Every line that holds the string "this" is to be identified and copied.
+ + + +
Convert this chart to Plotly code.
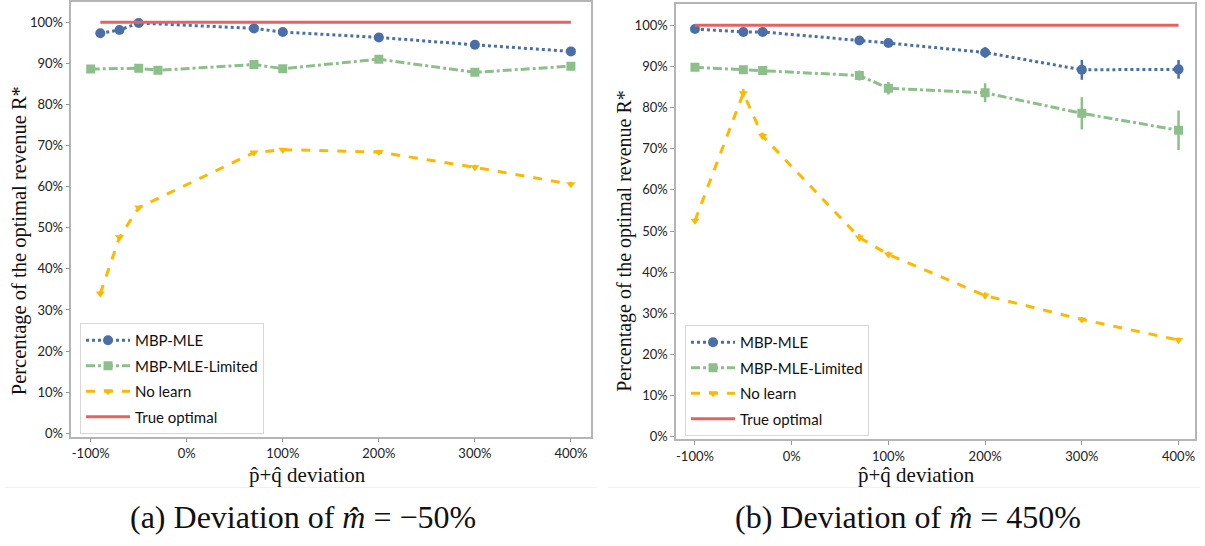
import plotly.graph_objects as go

# ---------------- data ----------------
# Panel (a): deviation of m-hat = -50%
a_mle_x = [-90, -70, -50, 70, 100, 200, 300, 400]
a_mle_y = [97.3, 98.1, 99.8, 98.5, 97.6, 96.3, 94.5, 92.9]
a_mle_err = [0.4, 0.4, 0.4, 0.4, 0.5, 0.5, 0.9, 0.9]

a_lim_x = [-100, -50, -30, 70, 100, 200, 300, 400]
a_lim_y = [88.6, 88.8, 88.3, 89.7, 88.7, 91.0, 87.8, 89.3]
a_lim_err = [0.8, 0.8, 0.8, 0.8, 0.7, 0.7, 0.8, 0.8]

a_nol_x = [-90, -70, -50, 70, 100, 200, 300, 400]
a_nol_y = [34.0, 47.7, 54.9, 68.3, 69.0, 68.4, 64.7, 60.6]
a_nol_err = [0.3, 0.3, 0.3, 0.3, 0.3, 0.3, 0.6, 0.6]

a_opt_x = [-90, 400]
a_opt_y = [100, 100]

# Panel (b): deviation of m-hat = 450%
b_mle_x = [-100, -50, -30, 70, 100, 200, 300, 400]
b_mle_y = [99.1, 98.4, 98.4, 96.3, 95.7, 93.4, 89.2, 89.3]
b_mle_err = [0.4, 0.4, 0.5, 0.7, 0.8, 1.3, 2.4, 2.3]

b_lim_x = [-100, -50, -30, 70, 100, 200, 300, 400]
b_lim_y = [89.8, 89.2, 89.0, 87.8, 84.7, 83.6, 78.6, 74.5]
b_lim_err = [0.6, 0.6, 0.8, 1.2, 1.5, 2.3, 3.9, 4.8]

b_nol_x = [-100, -50, -30, 70, 100, 200, 300, 400]
b_nol_y = [52.5, 83.5, 73.1, 48.4, 44.3, 34.3, 28.5, 23.5]
b_nol_err = [0.4, 1.0, 0.8, 0.9, 0.7, 0.8, 0.6, 0.6]

b_opt_x = [-100, 400]
b_opt_y = [100, 100]

x_ticks = [-100, 0, 100, 200, 300, 400]
x_tick_text = ["-100%", "0%", "100%", "200%", "300%", "400%"]
y_ticks = [0, 10, 20, 30, 40, 50, 60, 70, 80, 90, 100]
y_tick_text = [f"{v}%" for v in y_ticks]

names = ["MBP-MLE", "MBP-MLE-Limited", "No learn", "True optimal"]
x_title = "p̂+q̂ deviation"
y_title = "Percentage of the optimal revenue R*"
captions = ["(a) Deviation of <i>m̂</i> = −50%", "(b) Deviation of <i>m̂</i> = 450%"]

# ---------------- styles ----------------
BLUE = "#4a6fa8"
GREEN = "#8dbf8a"
ORANGE = "#ffb800"
RED = "#e26462"

W, H = 1205, 546

fig = go.Figure()


def add_panel(xa, ya, legend, data):
    (mx, my, me), (lx, ly, le), (nx, ny, ne), (ox, oy) = data
    specs = [
        (mx, my, me, names[0], BLUE, "dot", "circle", 10),
        (lx, ly, le, names[1], GREEN, "dashdot", "square", 9),
        (nx, ny, ne, names[2], ORANGE, "dash", "triangle-down", 8),
    ]
    for i, (x, y, e, nm, col, dash, sym, ms) in enumerate(specs):
        fig.add_trace(go.Scatter(
            x=x, y=y, name=nm, mode="lines+markers",
            line=dict(color=col, width=3, dash=dash),
            marker=dict(color=col, size=ms, symbol=sym),
            error_y=dict(type="data", array=e, visible=True, color=col,
                         thickness=2.5, width=0),
            xaxis=xa, yaxis=ya, legend=legend, legendgroup=f"{legend}{i}",
        ))
    fig.add_trace(go.Scatter(
        x=ox, y=oy, name=names[3], mode="lines",
        line=dict(color=RED, width=3),
        xaxis=xa, yaxis=ya, legend=legend, legendgroup=f"{legend}3",
    ))


add_panel("x", "y", "legend",
          [(a_mle_x, a_mle_y, a_mle_err), (a_lim_x, a_lim_y, a_lim_err),
           (a_nol_x, a_nol_y, a_nol_err), (a_opt_x, a_opt_y)])
add_panel("x2", "y2", "legend2",
          [(b_mle_x, b_mle_y, b_mle_err), (b_lim_x, b_lim_y, b_lim_err),
           (b_nol_x, b_nol_y, b_nol_err), (b_opt_x, b_opt_y)])

tick_font = dict(family="Lato, 'Open Sans', sans-serif", size=13, color="#222")
axis_common = dict(showline=True, mirror=True, linecolor="#b5b5b5", linewidth=1.5,
                   ticks="outside", ticklen=4, tickcolor="#999", tickwidth=1,
                   showgrid=False, zeroline=False, tickfont=tick_font)


def px_x(p):
    return p / W


def px_y(p):
    return 1 - p / H


legend_common = dict(xanchor="left", yanchor="top",
                     bgcolor="white", bordercolor="#d8d8d8", borderwidth=1,
                     font=dict(family="Lato, sans-serif", size=15, color="#111"),
                     itemwidth=44, tracegroupgap=3)

fig.update_layout(
    width=W, height=H,
    margin=dict(l=0, r=0, t=0, b=0),
    paper_bgcolor="white", plot_bgcolor="white",
    xaxis=dict(domain=[px_x(71.3), px_x(590.5)], range=[-120.2, 420.4],
               tickvals=x_ticks, ticktext=x_tick_text, anchor="y", **axis_common),
    yaxis=dict(domain=[px_y(440.7), px_y(2.5)], range=[-0.82, 104.8],
               tickvals=y_ticks, ticktext=y_tick_text, anchor="x", **axis_common),
    xaxis2=dict(domain=[px_x(676), px_x(1195)], range=[-119.6, 417.0],
                tickvals=x_ticks, ticktext=x_tick_text, anchor="y2", **axis_common),
    yaxis2=dict(domain=[px_y(443.3), px_y(4)], range=[-0.63, 105.2],
                tickvals=y_ticks, ticktext=y_tick_text, anchor="x2", **axis_common),
    legend=dict(x=px_x(80), y=px_y(326), **legend_common),
    legend2=dict(x=px_x(685), y=px_y(328), **legend_common),
    showlegend=True,
    shapes=[
        dict(type="line", xref="paper", yref="paper", x0=px_x(5), x1=px_x(597),
             y0=px_y(492), y1=px_y(492), line=dict(color="#f1f1f1", width=1)),
        dict(type="line", xref="paper", yref="paper", x0=px_x(608), x1=px_x(1200),
             y0=px_y(492), y1=px_y(492), line=dict(color="#f1f1f1", width=1)),
    ],
)

serif = "'Liberation Serif', 'DejaVu Serif', serif"
annots = []
# x axis titles
for cx in [307, 916]:
    annots.append(dict(text=x_title, x=px_x(cx), y=px_y(465), xref="paper", yref="paper",
                       xanchor="center", yanchor="top", showarrow=False,
                       font=dict(family=serif, size=21, color="#111")))
# y axis titles
for cx, cy, fs in [(19.5, 243, 20.5), (625, 243, 20)]:
    annots.append(dict(text=y_title, x=px_x(cx), y=px_y(cy),
                       xref="paper", yref="paper", xanchor="center", yanchor="middle",
                       textangle=-90, showarrow=False,
                       font=dict(family=serif, size=fs, color="#111")))
# captions
for cx, cap in zip([302.6, 907.8], captions):
    annots.append(dict(text=cap, x=px_x(cx), y=px_y(522), xref="paper", yref="paper",
                       xanchor="center", yanchor="middle", showarrow=False,
                       font=dict(family=serif, size=32, color="#111")))
fig.update_layout(annotations=annots)

fig.write_html("out.html")
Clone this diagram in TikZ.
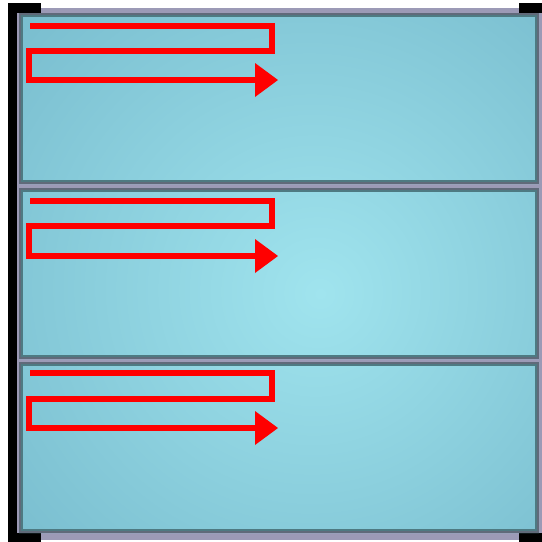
\documentclass[tikz,border=0pt]{standalone}
\definecolor{frameclr}{RGB}{156,154,182}
\definecolor{edgegray}{RGB}{96,106,122}
\definecolor{edgeteal}{RGB}{78,122,130}
\definecolor{glassin}{RGB}{160,228,238}
\definecolor{glassout}{RGB}{108,176,196}
\definecolor{arrowred}{RGB}{255,0,0}
\pgfdeclareradialshading{glass}{\pgfpoint{4bp}{-2bp}}{color(0bp)=(glassin); color(50bp)=(glassout); color(80bp)=(glassout)}
\tikzset{
  blackpart/.style={fill=black},
  outeredge/.style={draw=edgegray, line width=2pt},
  inneredge/.style={draw=edgeteal, line width=2pt},
  flowline/.style={draw=arrowred, line width=6pt, line join=miter},
  flowhead/.style={fill=arrowred}
}
\begin{document}
\begin{tikzpicture}[x=1pt,y=-1pt]
\useasboundingbox (0,0) rectangle (542,542);
% lavender frame
\fill[frameclr] (17,8) rectangle (542,540);
% black profile
\fill[blackpart] (8,3) rectangle (17,542);
\fill[blackpart] (8,3) rectangle (41,13);
\fill[blackpart] (8,533) rectangle (41,542);
\fill[blackpart] (519,3) rectangle (542,13);
\fill[blackpart] (519,533) rectangle (542,542);
% glass panes with a common radial gradient
\shade[shading=glass] (19,13) rectangle (539,184)
                      (19,188) rectangle (539,359)
                      (19,362) rectangle (539,533);
% pane edges
\foreach \ya/\yb in {13/184, 188/359, 362/533}{
  \draw[outeredge] (20,\ya+1) rectangle (538,\yb-1);
  \draw[inneredge] (22,\ya+3) rectangle (536,\yb-3);
}
% red serpentine arrows
\foreach \ta/\tb/\tc in {26/51/80, 200.5/226/256, 373/399/428}{
  \draw[flowline] (30,\ta) -- (272,\ta) -- (272,\tb) -- (29,\tb) -- (29,\tc) -- (257,\tc);
  \fill[flowhead] (255,\tc-17) -- (278,\tc) -- (255,\tc+17) -- cycle;
}
\end{tikzpicture}
\end{document}
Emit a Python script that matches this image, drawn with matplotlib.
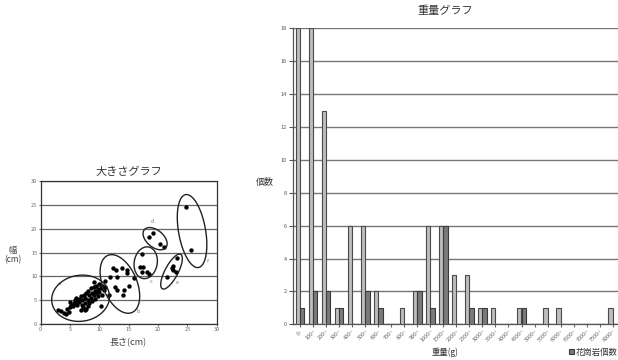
import numpy as np
import matplotlib
matplotlib.use("Agg")
import matplotlib.pyplot as plt
from matplotlib.patches import Polygon

plt.rcParams['font.family'] = ['Noto Sans CJK JP', 'DejaVu Sans']

# ---------------- data: size scatter ----------------
length_cm = [3.0, 3.5, 4.0, 4.3, 4.5, 5.0, 5.2, 5.5, 5.6, 5.8, 6.0, 6.2, 6.3, 6.5, 6.6, 6.8,
             7.0, 7.0, 7.2, 7.3, 7.5, 7.5, 7.7, 7.8, 8.0, 8.0, 8.2, 8.3, 8.5, 8.5, 8.7, 8.8,
             9.0, 9.0, 9.2, 9.3, 9.5, 9.5, 9.7, 9.8, 10.0, 10.0, 10.2, 10.5, 10.5, 10.8, 11.0,
             9.0, 6.0, 5.0, 4.8, 6.8, 7.5, 8.0,
             12.4, 12.8, 13.8, 14.7, 14.7, 13.0, 11.8, 11.0, 15.9, 12.7, 13.0, 14.2, 14.1,
             15.1, 11.6, 10.3,
             17.2, 17.0, 17.5, 18.1, 17.2, 18.4,
             18.4, 19.1, 20.3, 21.1,
             23.2, 22.5, 22.6, 23.1, 21.5, 22.4,
             24.8, 25.7]
width_cm = [3.0, 2.7, 2.3, 2.0, 3.2, 3.5, 4.0, 3.8, 4.5, 5.0, 4.2, 3.9, 4.8, 5.3, 4.6, 5.8,
            4.0, 5.0, 3.5, 6.0, 5.5, 4.5, 3.2, 6.5, 5.0, 7.0, 6.0, 4.5, 5.5, 7.5, 6.5, 4.8,
            6.0, 7.8, 5.2, 7.0, 6.5, 8.0, 5.8, 7.3, 6.8, 8.3, 7.5, 6.0, 8.0, 7.2, 7.8,
            8.8, 5.5, 4.6, 2.6, 3.0, 3.0, 3.8,
            11.7, 11.3, 11.7, 11.3, 10.6, 9.9, 9.9, 9.1, 9.6, 7.8, 7.1, 7.1, 6.1,
            8.0, 6.1, 3.8,
            14.6, 12.0, 11.9, 11.0, 11.0, 10.4,
            18.2, 19.0, 16.8, 16.2,
            13.8, 12.2, 11.3, 11.0, 9.8, 11.7,
            24.5, 15.5]
group_labels = ['a', 'b', 'c', 'd', 'e', 'f']
group_centers = [(6.8, 5.4), (13.5, 8.4), (17.9, 12.85), (19.5, 17.9), (22.3, 11.0), (25.8, 19.5)]
group_label_pos = [(3.2, 8.4), (16.7, 2.6), (18.9, 8.9), (19.1, 21.5), (23.2, 8.7), (28.4, 13.1)]

# ---------------- data: weight bars ----------------
weight_bins = ['0~', '100~', '200~', '300~', '400~', '500~', '600~', '700~', '800~', '900~',
               '1000~', '1500~', '2000~', '2500~', '3000~', '3500~', '4000~', '4500~',
               '5000~', '5500~', '6000~', '6500~', '7000~', '7500~', '8000~']
total_count = [18, 18, 13, 1, 6, 6, 2, 0, 1, 2, 6, 6, 3, 3, 1, 1, 0, 1, 0, 1, 1, 0, 0, 0, 1]
granite_count = [1, 2, 2, 1, 0, 2, 1, 0, 0, 2, 1, 6, 0, 1, 1, 0, 0, 1, 0, 0, 0, 0, 0, 0, 0]

W, H = 618, 360
fig = plt.figure(figsize=(W / 100, H / 100), dpi=100)

# ---------------- scatter ----------------
ax1 = fig.add_axes([40.7 / W, 1 - 324 / H, 176 / W, 143 / H])
ax1.set_xlim(0, 30)
ax1.set_ylim(0, 30)
ax1.set_xticks(range(0, 31, 5))
ax1.set_yticks(range(0, 31, 5))
ax1.yaxis.grid(True, color='#666666', lw=0.9)
ax1.set_axisbelow(True)
ax1.tick_params(labelsize=4, colors='#666666', length=1.5, pad=1)
for s in ax1.spines.values():
    s.set_color('#333333')
    s.set_linewidth(0.9)
ax1.scatter(length_cm, width_cm, s=10, color='black', zorder=3, linewidths=0)

# ellipses: semi-axes & angle in pixels (screen space)
ell_shapes = [(29, 23, 8), (31, 17, -67), (16, 11.5, 80), (14, 8.5, -40), (19.5, 6.5, 62), (37, 13.5, 100)]
fig.canvas.draw()
t = np.linspace(0, 2 * np.pi, 200)
for (cx, cy), (a, b, ang), lab, (lx, ly) in zip(group_centers, ell_shapes, group_labels, group_label_pos):
    px, py = ax1.transData.transform((cx, cy))
    th = np.deg2rad(ang)
    ex = a * np.cos(t)
    ey = b * np.sin(t)
    xs = px + ex * np.cos(th) - ey * np.sin(th)
    ys = py + ex * np.sin(th) + ey * np.cos(th)
    pts = ax1.transData.inverted().transform(np.column_stack([xs, ys]))
    ax1.add_patch(Polygon(pts, closed=True, fill=False, edgecolor='#222222', lw=1.0, zorder=4))
    ax1.text(lx, ly, lab, fontsize=4, color='#777777', ha='center', va='center')

ax1.set_title('大きさグラフ', fontsize=8, color='#333333', pad=4)
fig.text(128 / W, 1 - 343 / H, '長さ(cm)', fontsize=6.5, color='#444444', ha='center', va='center')
fig.text(13 / W, 1 - 255 / H, '幅\n(cm)', fontsize=6, color='#444444', ha='center', va='center',
         linespacing=1.1)

# ---------------- bars ----------------
x0_px = 300.0
step_px = 13.03
left_px = 292.7
xl = (left_px - x0_px) / step_px
xr = 24.6
ax_left = left_px / W
ax_width = (xr - xl) * step_px / W
ax2 = fig.add_axes([ax_left, 1 - 324.3 / H, ax_width, (324.3 - 28.3) / H])
x = np.arange(len(weight_bins))
bw = 0.33
ax2.bar(x - 0.17, total_count, width=bw, color='#bdbdbd', edgecolor='#4a4a4a', lw=0.8, zorder=3)
gb = ax2.bar(x + 0.17, granite_count, width=bw, color='#7a7a7a', edgecolor='#3a3a3a', lw=0.8, zorder=3)
ax2.set_xlim(xl, xr)
ax2.set_ylim(0, 18)
ax2.set_yticks(range(0, 19, 2))
ax2.yaxis.grid(True, color='#777777', lw=1.0)
ax2.set_axisbelow(True)
ax2.set_xticks(x)
ax2.set_xticklabels(weight_bins, rotation=45, ha='right', rotation_mode='anchor')
ax2.tick_params(axis='y', labelsize=4, colors='#555555', length=3, pad=1)
ax2.tick_params(axis='x', labelsize=4, colors='#666666', length=2, pad=1)
for k in ['top', 'right']:
    ax2.spines[k].set_visible(False)
for k in ['left', 'bottom']:
    ax2.spines[k].set_color('#555555')
    ax2.spines[k].set_linewidth(0.9)

fig.text(445 / W, 1 - 11 / H, '重量グラフ', fontsize=8, color='#333333', ha='center', va='center')
fig.text(265 / W, 1 - 182 / H, '個数', fontsize=6.5, color='#333333', ha='center', va='center')
fig.text(445 / W, 1 - 352 / H, '重量(g)', fontsize=6, color='#333333', ha='center', va='center')
fig.legend([gb], ['花崗岩個数'], loc='center right', bbox_to_anchor=(1.0, 1 - 352 / H),
           frameon=False, fontsize=6, handlelength=0.6, handleheight=0.6, handletextpad=0.3,
           borderpad=0, borderaxespad=0, labelcolor='#333333')

fig.savefig('out.png', dpi=100)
+ + + +
REPLY TO THE TASK -
Convert this chart to Plotly code.
Clone this diagram in TikZ.
Emit a Python script that matches this image, drawn with matplotlib.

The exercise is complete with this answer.